You can overcome this risk by finding a suitable property agent, targeting the needs of tenants, and using free ads to market your property creatively. The last resort would be to sell, but this can also result in a risk of losses and debt.
№ 9. Remember about the pros of REIT investing
- Appreciation
If you maintain your property well, the value will appreciate. In addition, any upgrades or renovations that you make will add to the value of the property.
- Tax benefit
In the USA, the government does not tax your rental income as they do for self-employment income.

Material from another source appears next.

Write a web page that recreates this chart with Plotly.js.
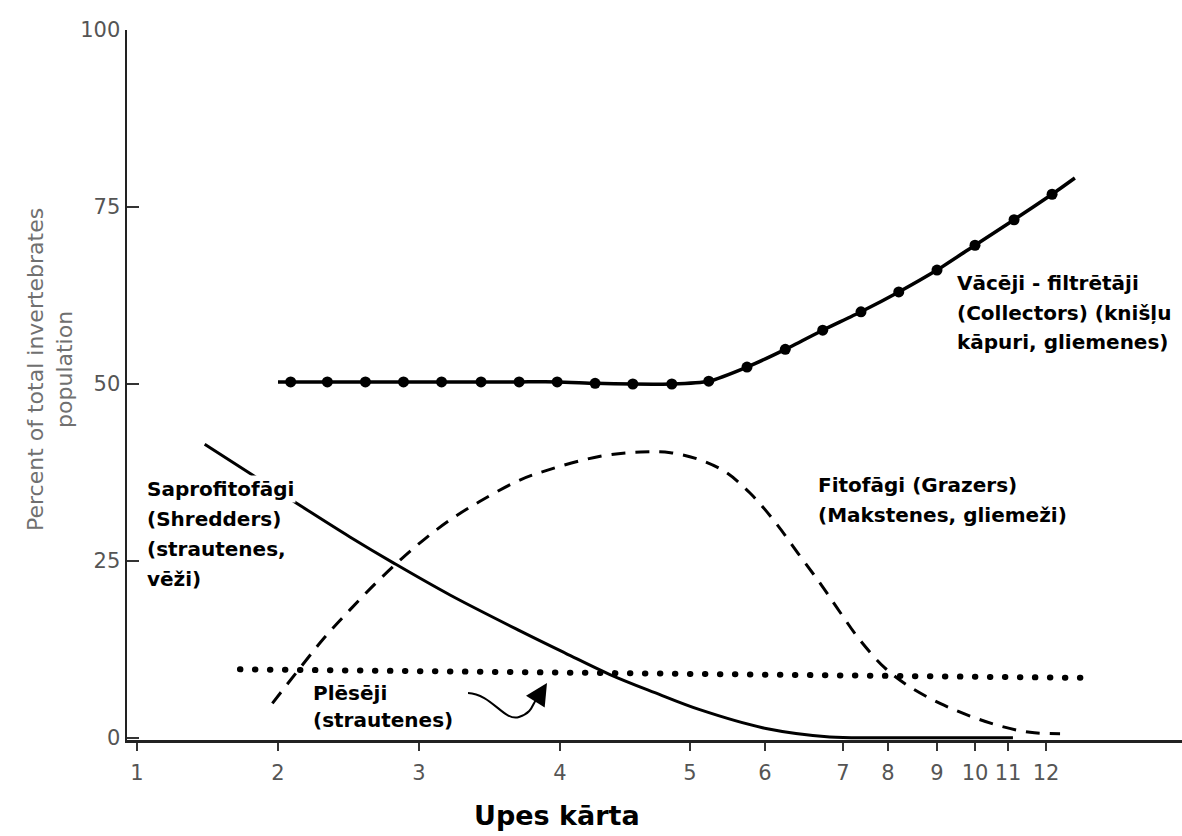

As a property investor, you benefit from taxes just like a regular business that has tax-deductible expenses.
- Continuous cash flow
One of the most excellent benefits is continuous cash flow, primarily if you can lease your property for the long term to reputable tenants.

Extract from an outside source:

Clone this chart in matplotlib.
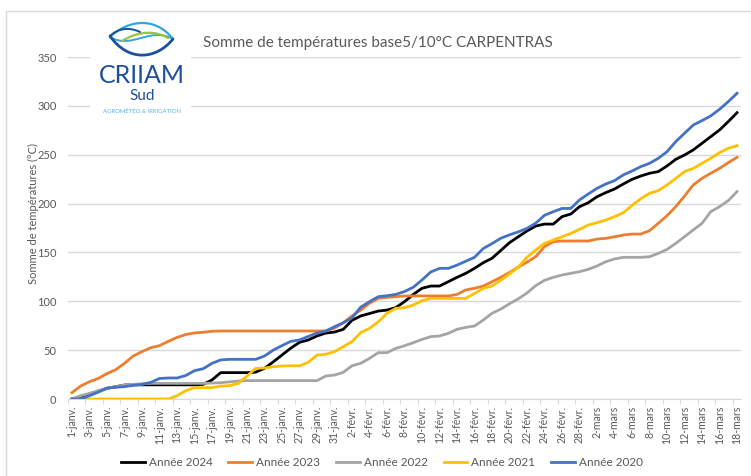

№ 10. Don‘t forget about the cons of REIT investing
- Long term investment
Buying real estate means you are in it for the long haul. It is not an asset that you can quickly sell if you need funds urgently. Furthermore, there are also transactional fees associated with selling a property.
- Unreliable tenants
Tenants who are defaulting on their rent are another headache. In addition, if they vandalize your property, it could affect the value of the building, which leads to more expenses to fix untimely damages.
- Large investment
Buying property, irrespective of whether it’s residential or commercial, requires a lot of money. You either have to get financing, save up and pay cash, or find partners to invest with you. And the more significant the sum of money you need, the more risk is associated with it as you have no guarantee that you will get a good return in a reasonable time.
Final thoughts
If you are eager to invest in property, consider the points we have outlined in this article, as it aims to help you make an informed decision. Yes, it’s a scary process, but as long as you do your homework correctly and plan carefully, you can obtain a fruitful long-term investment.
Many people have succeeded in mastering the property market; some have failed and tried again. In the end, the decision comes back to you as the investor on how you would like to spend your money.